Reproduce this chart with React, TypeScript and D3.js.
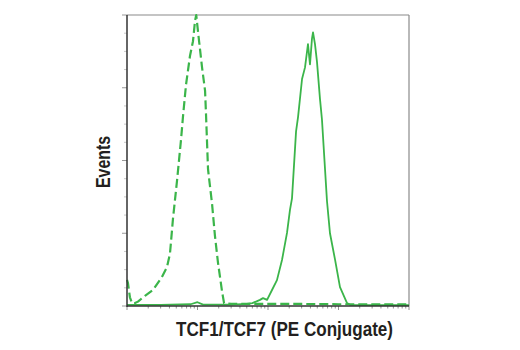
import React from "react";
import * as d3 from "d3";

// Isotype control (dashed): [intensity, events]
const isotypeX = [1, 1.03, 1.1, 1.18, 1.3, 1.43, 1.6, 1.8, 2.34, 3.13, 3.69, 4.07, 4.49, 5.12, 5.83, 6.22, 6.87, 7.83, 8.63, 9.22, 9.6, 10.2, 11.6, 12.8, 13.2, 14.1, 16.1, 17.7, 19.5, 22.3, 23.8, 30, 60, 100, 300, 1000, 3000, 10000];
const isotypeY = [9, 8, 3, 1, 1, 1.5, 2.5, 3.5, 5.5, 10, 13.4, 18, 30, 43, 57, 65, 76, 86, 91, 98, 100, 94, 82, 74, 66, 47, 35, 24, 15, 5, 1, 0.7, 0.7, 0.7, 0.7, 0.6, 0.6, 0.6];

// TCF1/TCF7 stained (solid)
const stainX = [1, 3, 8, 10, 12, 30, 50, 60, 77, 85, 97, 114, 134, 158, 186, 205, 219, 250, 267, 304, 335, 369, 394, 421, 435, 464, 495, 547, 583, 687, 757, 892, 1050, 1321, 1456, 2000, 10000];
const stainY = [0.4, 0.4, 0.6, 1.3, 0.5, 0.5, 0.7, 1, 2.1, 2.7, 2.1, 5.5, 8.9, 15.8, 25.1, 33, 37, 60, 65, 78, 82, 90, 83, 92, 94, 90, 84, 71, 64, 36, 25, 16, 6.5, 1, 0.4, 0.3, 0.3];

const xDomain = [1, 10000];
const yDomain = [0, 100];
const yTickCount = 16;
const xLabel = "TCF1/TCF7 (PE Conjugate)";
const yLabel = "Events";

export default function App() {
  const left = 127, right = 409, top = 15, bottom = 306;
  const green = "#3bb54a";
  const x = d3.scaleLog().domain(xDomain).range([left, right]);
  const y = d3.scaleLinear().domain(yDomain).range([bottom, top]);
  const line = d3.line<[number, number]>().x(d => x(d[0])).y(d => y(d[1])).curve(d3.curveLinear);
  const iso: [number, number][] = isotypeX.map((v, i) => [v, isotypeY[i]]);
  const st: [number, number][] = stainX.map((v, i) => [v, stainY[i]]);

  const yTicks = d3.range(yTickCount + 1).map(i => yDomain[0] + (i * (yDomain[1] - yDomain[0])) / yTickCount);
  const xTicks: { v: number; major: boolean }[] = [];
  for (let e = 0; e < 4; e++) {
    for (let m = 1; m < 10; m++) xTicks.push({ v: m * Math.pow(10, e), major: m === 1 });
  }
  xTicks.push({ v: 10000, major: true });

  const font = "'Liberation Sans', Arial, sans-serif";

  return (
    <svg width={520} height={350} style={{ position: "absolute", left: 0, top: 0, background: "#fff" }}>
      {/* frame */}
      <line x1={left} x2={right} y1={top} y2={top} stroke="#8a8a8a" strokeWidth={1.2} />
      <line x1={right} x2={right} y1={top} y2={bottom} stroke="#8a8a8a" strokeWidth={1.2} />
      {/* y ticks */}
      {yTicks.map((t, i) => (
        <line key={"y" + i} x1={left - (i % 4 === 0 ? 5 : 3)} x2={left} y1={y(t)} y2={y(t)} stroke={i % 4 === 0 ? "#999" : "#c8c8c8"} strokeWidth={1} />
      ))}
      {/* x ticks */}
      {xTicks.map((t, i) => (
        <line key={"x" + i} x1={x(t.v)} x2={x(t.v)} y1={bottom} y2={bottom + (t.major ? 4 : 2.5)} stroke="#777" strokeWidth={0.8} />
      ))}
      {/* curves */}
      <path d={line(st) || ""} fill="none" stroke={green} strokeWidth={1.8} strokeLinejoin="round" />
      <path d={line(iso) || ""} fill="none" stroke={green} strokeWidth={2.2} strokeDasharray="9,4" strokeLinejoin="round" />
      {/* axes */}
      <line x1={left} x2={left} y1={top} y2={bottom + 1} stroke="#333" strokeWidth={1.5} />
      <line x1={left} x2={right} y1={bottom} y2={bottom} stroke="#333" strokeWidth={1.5} />
      {/* labels */}
      <text x={176} y={336} textLength={217} lengthAdjust="spacingAndGlyphs" fontFamily={font} fontWeight="bold" fontSize={20} fill="#231f20">
        {xLabel}
      </text>
      <text transform={`translate(110, 188) rotate(-90)`} textLength={52} lengthAdjust="spacingAndGlyphs" fontFamily={font} fontWeight="bold" fontSize={20} fill="#231f20">
        {yLabel}
      </text>
    </svg>
  );
}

_ _ _ _ _ _ _

• **TASK PROMPT**
Go through the listing above and locate each line that holds the word "React". Copy those lines.

• **EXPECTED ANSWER**
Reproduce this chart with React, TypeScript and D3.js.
import React from "react";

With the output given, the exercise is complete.